Time Warner Cable Box Energy Efficiency 2012
|Company||Time Warner Cable Inc.|
|Filer||New York City Office of the Comptroller|
|Subject(s)||Energy Efficiency (products)|
|Resolved Clause Summary||Energy efficiency in cable set-top boxes|
|Status||Withdrawn; Company will address|
WHEREAS, a report by NRDC, "Better Viewing, Lower Energy Bills, and Less Pollution: Improving Efficiency of Television Set-Top Boxes” (June 2011), disclosed that boxes, owned and installed in U.S. homes by service providers, such as Time Warner Inc., consumed approximately 27 billion kilowatt-hours of electricity, equivalent to the annual output of nine average (500MW) coal-fired power plants, resulting in 16 million metric tons of carbon dioxide emissions, and costing households more than $3 billion annually; and
WHEREAS, when no one is watching television or recording shows, 66 percent of the power is wasted, so-called "vampire power"; and DVRs use about 40 percent more energy per year than non-DVR applliances; and
WHEREAS, Sky Broadcasting in Europe offers an energy efficient set-top box to households that draws 23 watts in "On" mode, 13 watts in “Sleep” mode, and defaults to less than 1 watt in "deep sleep" state each evening at 11:00 pm.; and
WHEREAS, under the EPA's Energy Star standards, TVs, and cable and satellite TV converter boxes are now required to use at least 40 percent less energy than comparable models; to address the “vampire power” issue, cable and satellite boxes must switch to a "deep sleep” mode while not in use to reduce energy consumption from 16 watts to 2 watts or less.

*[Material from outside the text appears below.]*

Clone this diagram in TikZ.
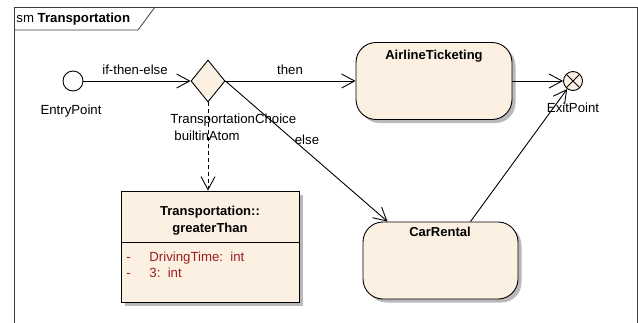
\documentclass[tikz,border=0pt]{standalone}
\usepackage{fontspec}
\setmainfont{Liberation Sans}
\usetikzlibrary{arrows.meta,shapes.geometric,shadows}
\definecolor{fillc}{RGB}{251,240,226}
\definecolor{attrc}{RGB}{155,30,30}
\definecolor{shadowc}{RGB}{185,185,185}
\definecolor{framec}{RGB}{60,60,60}
\begin{document}
\begin{tikzpicture}[x=1pt,y=-1pt,
  font=\fontsize{13.2}{15}\selectfont,
  line width=0.9pt,
  arr/.style={-{Straight Barb[length=13pt,width=14pt,line width=0.9pt]}},
  txt/.style={inner sep=0pt,anchor=base},
  bfont/.style={font=\fontsize{13}{15}\selectfont\bfseries},
  shad/.style={drop shadow={shadow xshift=3.5pt,shadow yshift=-3.5pt,fill=shadowc,opacity=1}},
  statebox/.style={draw,fill=fillc,rounded corners=20pt,inner sep=0pt,shad},
  pseudo/.style={draw,circle,inner sep=0pt}
]
\useasboundingbox (0,0) rectangle (638,322);
% frame
\draw[framec,line width=0.8pt] (14,330) -- (14,7) -- (637,7) -- (637,330);
\draw[framec,line width=0.8pt] (14,30) -- (138,30) -- (155,7);
\node[txt,anchor=base west] (title) at (16,22) {sm \textbf{Transportation}};

% nodes
\node[pseudo,minimum size=20pt,fill=white] (entry) at (73,81) {};
\node[txt] (entrylbl) at (71,114) {EntryPoint};

\node[draw,diamond,fill=fillc,minimum width=34pt,minimum height=42pt,inner sep=0pt] (dec) at (208,81) {};
\node[txt,anchor=base west] (declbl) at (170,123) {TransportationChoice};
\node[txt,anchor=base west] (decst) at (174,140) {builtinAtom};

\node[statebox,minimum width=156pt,minimum height=77pt] (air) at (434,81) {};
\node[txt,bfont] (airlbl) at (434,59) {AirlineTicketing};

\node[statebox,minimum width=155pt,minimum height=77pt] (car) at (440.5,260.5) {};
\node[txt,bfont] (carlbl) at (440,236) {CarRental};

\node[pseudo,minimum size=19pt,fill=fillc,
  path picture={\draw (path picture bounding box.south west) -- (path picture bounding box.north east)
                      (path picture bounding box.north west) -- (path picture bounding box.south east);}] (exit) at (573,81) {};
\node[txt] (exitlbl) at (573,112) {ExitPoint};

\node[draw,fill=fillc,minimum width=178pt,minimum height=111pt,inner sep=0pt,shad] (cls) at (210,246.5) {};
\draw ([yshift=-52pt]cls.north west) -- ([yshift=-52pt]cls.north east);
\node[txt,bfont] (clst1) at (210,215) {Transportation::};
\node[txt,bfont] (clst2) at (210,232) {greaterThan};
\node[txt,anchor=base west,text=attrc] (a1d) at (126,261) {-};
\node[txt,anchor=base west,text=attrc] (a1) at (149,261) {DrivingTime:\ \ int};
\node[txt,anchor=base west,text=attrc] (a2d) at (126,277) {-};
\node[txt,anchor=base west,text=attrc] (a2) at (149,277) {3:\ \ int};

% connectors
\draw[arr] (entry) -- (dec.west);
\node[txt] (l1) at (135,74) {if-then-else};
\draw[arr] (dec.east) -- (air.west |- dec.east);
\node[txt] (l2) at (290,74) {then};
\draw[arr] (dec.east) -- ([xshift=25pt]car.north west);
\node[txt] (l3) at (307,144) {else};
\draw[arr] (air.east) -- (exit);
\draw[arr] ([xshift=30pt]car.north) -- (exit);
\draw[arr,dash pattern=on 4pt off 3pt] (dec.south) -- (dec.south |- cls.north);
\end{tikzpicture}
\end{document}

RESOLVED: Shareholders request the Board of Directors to publish a report, by September 2012, excluding proprietary information, disclosing the actions that the Company is taking to address
(1) Increasing public concern about the high costs to households from the inefficient consumption of electricity by the set-top boxes; and
(2) Evolving regulatory policies, such as the EPA's new Energy Star requirements for cable and satellite TV converter boxes.
The report should also include, as appropriate: (1) the Company’s efforts to accelerate the development and deployment of new energy efficient set-top boxes; and (2) the financial and reputational risks to the Company posed by continuing the installation of conventional set-top
A January 2011 survey, commissioned by the Consumer Federation of America, of public attitudes toward energy consumption of household appliances and support for government standards that set minimum levels of energy efficiency for household appliances, found that nearly all Americans think improved appliance efficiency is important for personal financial reasons-lowering their electric bills; and important for environmental reasons, because reducing the nation’s consumption of electricity helps to reduce air pollution and greenhouse gas emissions.
Given increasing public concern and evolving regulatory requirements, we believe that the long-term interests of the Company and its shareholders would be served by its proactive pursuit and implementation of measures to address the high costs to households and the environmental impacts caused by the inefficient consumption of energy by set-top boxes.